>>>

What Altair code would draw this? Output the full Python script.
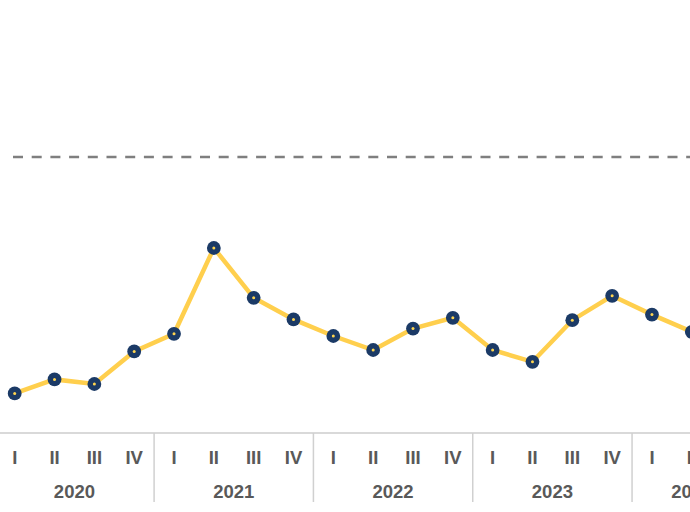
import altair as alt
import pandas as pd

# Periods (quarters) and years
years = [2020] * 4 + [2021] * 4 + [2022] * 4 + [2023] * 4 + [2024] * 3
quarters = ["I", "II", "III", "IV"] * 4 + ["I", "II", "III"]
# Values (visible points only)
values = [9.9, 13.4, 12.25, 20.4, 24.8, 46.25, 33.8, 28.4, 24.25, 20.75,
          26.1, 28.8, 20.75, 17.8, 28.2, 34.3, 29.6, 25.3]
reference_value = 69.0
year_breaks = [3.5, 7.5, 11.5, 15.5]

n = len(quarters)
df = pd.DataFrame({
    "idx": list(range(n)),
    "year": [str(y) for y in years],
    "quarter": quarters,
    "value": values + [None] * (n - len(values)),
})
pts = df.dropna(subset=["value"])
ref_df = pd.DataFrame({"ref": [reference_value]})
brk_df = pd.DataFrame({"b": year_breaks})

W, H = 690, 433
xscale = alt.Scale(domain=[-0.369, 16.955], nice=False, zero=False)
yscale = alt.Scale(domain=[0, 108.25], nice=False, zero=False)
X = alt.X("idx:Q", scale=xscale, axis=None)

base = alt.Chart(df)

axis_line = alt.Chart(ref_df).mark_rule(color="#D9D9D9", strokeWidth=2).encode(
    x=alt.value(0), x2=alt.value(W), y=alt.value(H)
)

ref_line = alt.Chart(ref_df).mark_rule(
    color="#7F7F7F", strokeWidth=2.5, strokeDash=[10, 8.7]
).encode(
    y=alt.Y("ref:Q", scale=yscale, axis=None),
    x=alt.value(13), x2=alt.value(W)
)

seps = alt.Chart(brk_df).mark_rule(color="#D0D0D0", strokeWidth=1.5).encode(
    x=alt.X("b:Q", scale=xscale, axis=None),
    y=alt.value(H), y2=alt.value(H + 69)
)

line = alt.Chart(pts).mark_line(color="#FFCF4D", strokeWidth=4.5, clip=True).encode(
    x=X, y=alt.Y("value:Q", scale=yscale, axis=None)
)
dots = alt.Chart(pts).mark_circle(color="#1B3A66", opacity=1, size=190, clip=True).encode(
    x=X, y=alt.Y("value:Q", scale=yscale, axis=None)
)
centers = alt.Chart(pts).mark_circle(color="#FFD54F", opacity=1, size=9, clip=True).encode(
    x=X, y=alt.Y("value:Q", scale=yscale, axis=None)
)

qlabels = base.mark_text(
    font="Liberation Sans", fontSize=18.5, fontWeight="bold", color="#595959",
    baseline="middle"
).encode(x=X, y=alt.value(H + 25), text="quarter:N")

ylabels = base.transform_aggregate(
    mid="mean(idx)", groupby=["year"]
).mark_text(
    font="Liberation Sans", fontSize=18.5, fontWeight="bold", color="#595959",
    baseline="middle"
).encode(
    x=alt.X("mid:Q", scale=xscale, axis=None), y=alt.value(H + 59), text="year:N"
)

chart = alt.layer(
    axis_line, ref_line, seps, line, dots, centers, qlabels, ylabels
).properties(
    width=W, height=H,
    autosize=alt.AutoSizeParams(type="none"),
    padding={"left": 0, "top": 0, "right": 0, "bottom": 79},
).configure(background="white").configure_view(stroke=None)

chart.save("out.html", embed_options={"renderer": "svg", "actions": False})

<<<

Do this:
Repeat exactly and only the lines from the start of the data above through the line that holds "year_breaks = [3.5, 7.5, 11.5, 15.5]", inclusive. Pictures do not belong in the copy.

Task solution:
What Altair code would draw this? Output the full Python script.
import altair as alt
import pandas as pd

# Periods (quarters) and years
years = [2020] * 4 + [2021] * 4 + [2022] * 4 + [2023] * 4 + [2024] * 3
quarters = ["I", "II", "III", "IV"] * 4 + ["I", "II", "III"]
# Values (visible points only)
values = [9.9, 13.4, 12.25, 20.4, 24.8, 46.25, 33.8, 28.4, 24.25, 20.75,
          26.1, 28.8, 20.75, 17.8, 28.2, 34.3, 29.6, 25.3]
reference_value = 69.0
year_breaks = [3.5, 7.5, 11.5, 15.5]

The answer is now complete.